Con Thorn però inizia la seconda metà del concerto e si entra nel vivo di quella che sarà fino alla fine un’esibizione perfetta, mettendo anche alle prime file il brio necessario per iniziare un pogo tanto contenuto quanto immancabile. Con Nothing Much To Lose, poi, si risveglia la bestia insita in Colm Ó Cíosóig, che inizia a dispensare alla folla le sue rullate impazzite. Prende poi parola per la prima volta Kevin che dice “We’re gonna play a song” (non dirmi) e partono con Who Sees You, eseguita per la prima volta in assoluto dal vivo.

To Here Knows When e Soon sono la manifestazione dal vivo del miracolo di Loveless. Dovrà passare molto tempo perché io trovi le parole per descrivere cosa si provava lì a due passi dall’impianto e dal Paradiso. Poi giù nell’inferno con la supersonica Feed Me With Your Kiss, seguita a ruota da You Made Me Realise, dove si scatena il secondo pogo (più sostenuto) che mi spedisce in transenna, direttamente davanti all’altoparlante che stava sotto Kevin. Lì vivrò l’Holocaust Session, la sessione di rumore infernale che come sempre è racchiusa in You Made Me Realise. Non saprei dire se è durata cinque o cinquanta minuti, ma lì davanti, senza tappi, resistendo al dolore senza mettermi le dita nelle orecchie come gli inutili esseri inferiori che mi circondavano, ho visto Buddha e si chiamava Kevin. Si chiude con Wonder 2 con tutti i My Bloody Valentine al gran completo con Fender Jaguar sotto braccio. Ma tanto si sentiva solo Kevin.

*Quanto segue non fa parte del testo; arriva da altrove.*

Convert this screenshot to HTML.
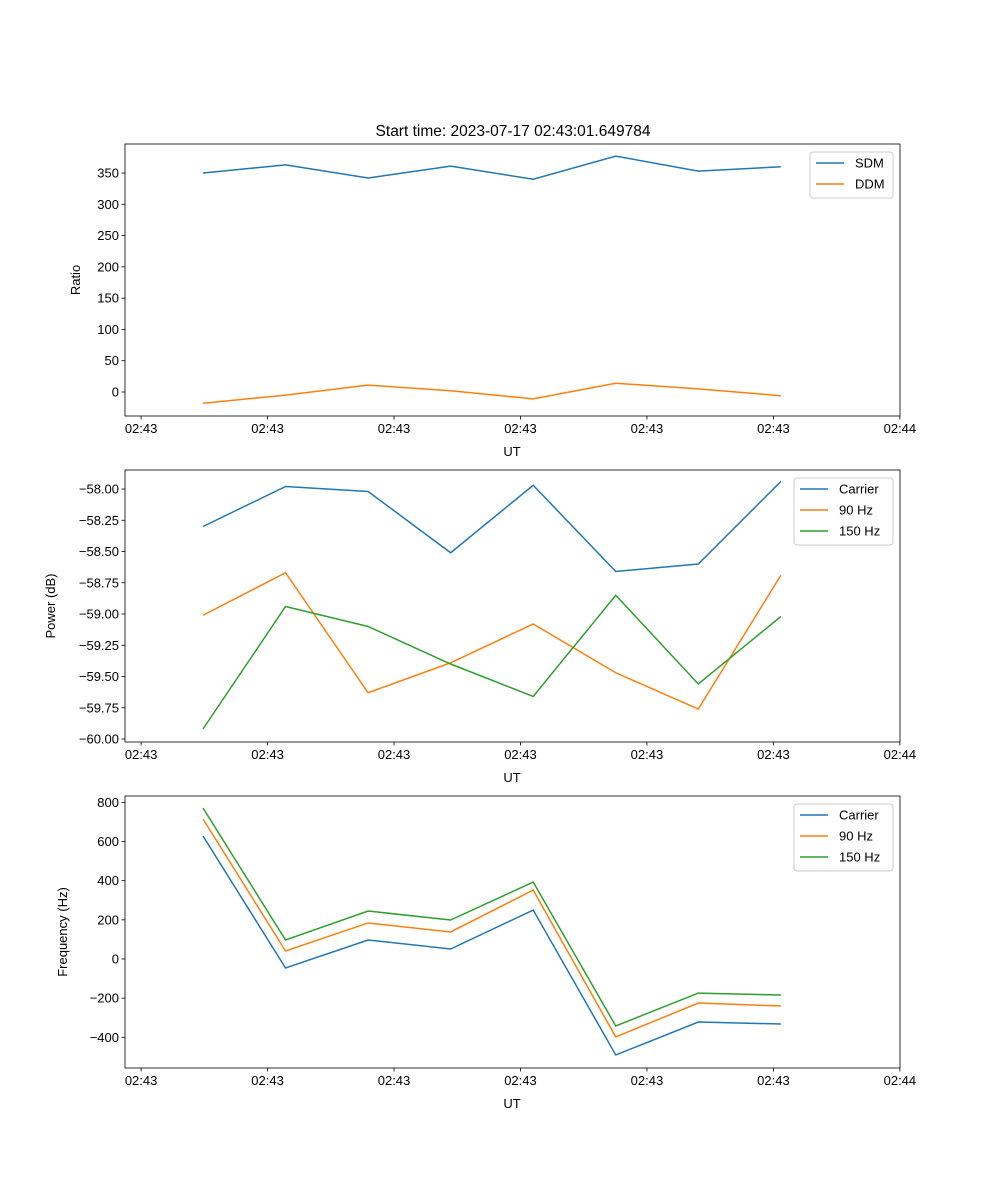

Alcuni diranno che Kevin Shields cambiava chitarra ad ogni canzone, che molte delle chitarre erano glitterate, che un ragazzotto ha fatto stage invasion e ha abbracciato la bellissima Bilinda mettendosi a piangere e rischiando di rovinare il mood, che La VoCe ErA tRoPpO bAsSa, che ci sarebbe dovuta essere più gente, che non hanno fatto Sometimes. Io dico solo che Bilinda sei la donna migliore del mondo il tuo sorrisino sensuale perenne è l’unico motivo per cui vivo ti vorrei sposare se ti va e poi, cazzo, non s’è visto manco mezzo pedale. Chissà che c’avevano là sotto. Per il resto è stato un biglietto di sola andata per un’altra dimensione. Quella della sordità.